— А вы точно помните, что не доставали ее из холодильника?
— Господи, да что же я, дура что ли сумасшедшая?!
— Хорошо, хорошо, успокойтесь, — движением руки остановил ее Турецкий. — Но вы меня поймите правильно. Была водка — и нет. Даже если поверить в барабашку, и то концы с концами не сходятся, не мог же он всю бутылку выцедить?
На лице Марины отразилось нечто похожее на скорбную улыбку, и она отрицательно качнула головой:.
— Не мог. Тем более, что в ней грамм четыреста оставалось.
— А если вдруг хозяйка ваша? — высказал предположение Александр Борисович. — Она, случаем, не могла в ваше отсутствие зайти в квартиру?
И вновь Марина отрицательно качнула головой.
— Не могла. Она сейчас в Кисловодске, в санатории, и приедет дней через десять.
— А кроме нее, я имею в виду вашу хозяйку, есть еще у кого-нибудь ключи?
— Нет! Татьяна Ивановна женщина ответственная, и давать кому-то еще ключи от нашей квартиры… Нет, нет и нет! Исключено!
Вслушиваясь в убежденный голос Фокиной, Турецкий попытался проанализировать всю эту чертовщину, однако ничего толкового не получалось, и он негромко произнес:
— Что ж, хорошо, будем искать пропажу? Кстати, вы в комнату так и не заходили?
— Боже упаси! — взмахнула руками Марина. — Вы же сами сказали мне, чтобы из кухни ни шагу.
— И то правда, — улыбнулся Турецкий. — В таком случае, идите сейчас на кухню, а я, с вашего позволения, осмотрю квартиру.
— Может… может мне подстраховать вас? — без особого энтузиазма в голосе спросила Марина.
Турецкий только вздохнул обреченно. Женщина, даже если она умная и красивая, все равно остается женщиной.
— Простите, — поспешила признать свою глупость Марина. — Я же хотела как лучше.
Она скрылась за кухонной дверью, а Турецкий направился в комнату, где всего лишь несколько минут назад Марина рассказывала ему о своем муже. Точнее, о том журналисте Фокине, который умудрился столь сильно наступить кому-то на пятки, что теперь лежит в реанимационном отделении и врачи борются за его жизнь.
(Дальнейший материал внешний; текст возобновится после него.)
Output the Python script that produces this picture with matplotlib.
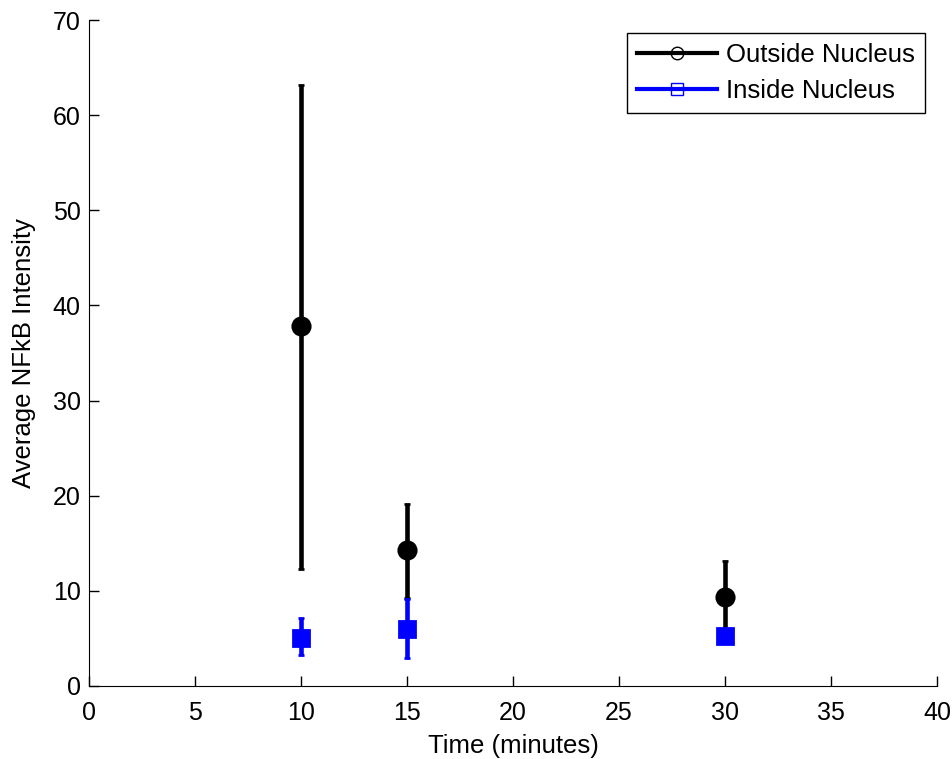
import matplotlib.pyplot as plt
import numpy as np

plt.rcParams['font.family'] = ['Liberation Sans', 'DejaVu Sans']

# Данні
time = [10, 15, 30]
outside_mean = [37.8, 14.3, 9.35]
outside_low = [12.3, 9.3, 5.6]
outside_high = [63.2, 19.1, 13.1]
inside_mean = [5.05, 6.0, 5.25]
inside_low = [3.3, 2.9, 4.8]
inside_high = [7.1, 9.1, 5.7]

fig = plt.figure(figsize=(9.53, 7.59), dpi=100)
ax = fig.add_axes([0.0934, 0.0962, 0.8898, 0.8774])

om = np.array(outside_mean)
im = np.array(inside_mean)
oerr = [om - np.array(outside_low), np.array(outside_high) - om]
ierr = [im - np.array(inside_low), np.array(inside_high) - im]

ax.errorbar(time, om, yerr=oerr, fmt='o', color='black', ecolor='black',
            elinewidth=3.3, capsize=2, capthick=3.3, markersize=12.5,
            markeredgewidth=2, zorder=2)
ax.errorbar(time, im, yerr=ierr, fmt='s', color='blue', ecolor='blue',
            elinewidth=3.3, capsize=2, capthick=3.3, markersize=12,
            markeredgewidth=2, zorder=3)

# Легенда: лінії з порожніми маркерами
h1, = ax.plot([], [], color='black', lw=3, marker='o', mfc='none', mec='black',
              markersize=9, mew=1)
h2, = ax.plot([], [], color='blue', lw=3, marker='s', mfc='none', mec='blue',
              markersize=9, mew=1)
leg = ax.legend([h1, h2], ['Outside Nucleus', 'Inside Nucleus'],
                loc='upper right', bbox_to_anchor=(0.9858, 0.9805),
                borderaxespad=0, fontsize=18.5, handlelength=3.1,
                handletextpad=0.35, borderpad=0.4, labelspacing=0.45,
                fancybox=False, framealpha=1, edgecolor='black')
leg.get_frame().set_linewidth(1)

ax.set_xlim(0, 40)
ax.set_ylim(0, 70)
ax.set_xticks(np.arange(0, 41, 5))
ax.set_yticks(np.arange(0, 71, 10))
ax.tick_params(direction='in', length=7, labelsize=18, width=1)
ax.tick_params(axis='x', pad=11)
ax.tick_params(axis='y', pad=6)
ax.spines['top'].set_visible(False)
ax.spines['right'].set_visible(False)
ax.set_xlabel('Time (minutes)', fontsize=18.5, labelpad=6)
ax.set_ylabel('Average NFkB Intensity', fontsize=18.5, labelpad=12)

fig.savefig('out.png', dpi=100)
Потянул было за ручку двери, как вдруг почувствовал, что то ощущение нарастающей тревоги, которое не покидало Марину, передалось и ему, и он уже с предельной осторожностью открыл дверь. Как учили опытные опера, сделал контрольную выдержку, и только после этого вошел в комнату. Нащупал рукой выключатель…
Старый-престарый гардероб, его ровесник вместительный книжный шкаф, заставленный авторами, о которых нынешнее поколение молодых даже слыхом не слыхивало, столь же впечатляющий диван с деревянной полочкой, на которой когда-то выстраивались в ряд белые слоники, два потертых глубоких кресла, более современный журнальный столик, рабочий стол Игоря Фокина и…
Турецкий поначалу даже не понял, чего именно не хватает на этом столе, заваленном исписанными и чистыми листами бумаги. И только когда заставил себя сосредоточиться, понял — системного блока компьютера, который завершал рабочий дизайн письменного стола.
Это уже было нечто, и Турецкий, непроизвольно причмокнув губами, прошел на кухню, из которой доносился дурманящий запах свежемолотого кофе.
— Ну? — в глазах Марины читалось нетерпение.
— Да все вроде, — пожал плечами Турецкий, — только один вопрос. Вы что, решили не дразнить гусей и убрали системный блок с глаз долой?
Удивлению Марины, казалось, не было конца.
— Что… я… блок?
Начиная догадываться, что предчувствия Фокиной были не напрасными, Турецкий в то же время не стал гнать лошадей.
— По крайней мере, я его не увидел.
— Как так?
— Да очень просто. Он ведь днем стоял на столе?
— Ну!
— А теперь его там нет.
— Чертовщина какая-то! — забыв про свои страхи, взвилась Марина и первой вышла из кухни.
Почти бегом бросилась в комнату и непонимающе уставилась на стол.
— Я… я ничего не понимаю, — свистящим шепотом произнесла она, и в ее глазах вновь заплескалась тревога.
— Да, в общем-то, ничего сверхъестественного, — невесело отозвался Турецкий, мысленно ругая себя за то, что сразу же не заставил Макса поработать с фокинским компьютером. А теперь… Теперь, видимо, с ним работает кто-то другой, изымая из его памяти слишком опасную для кого-то информацию.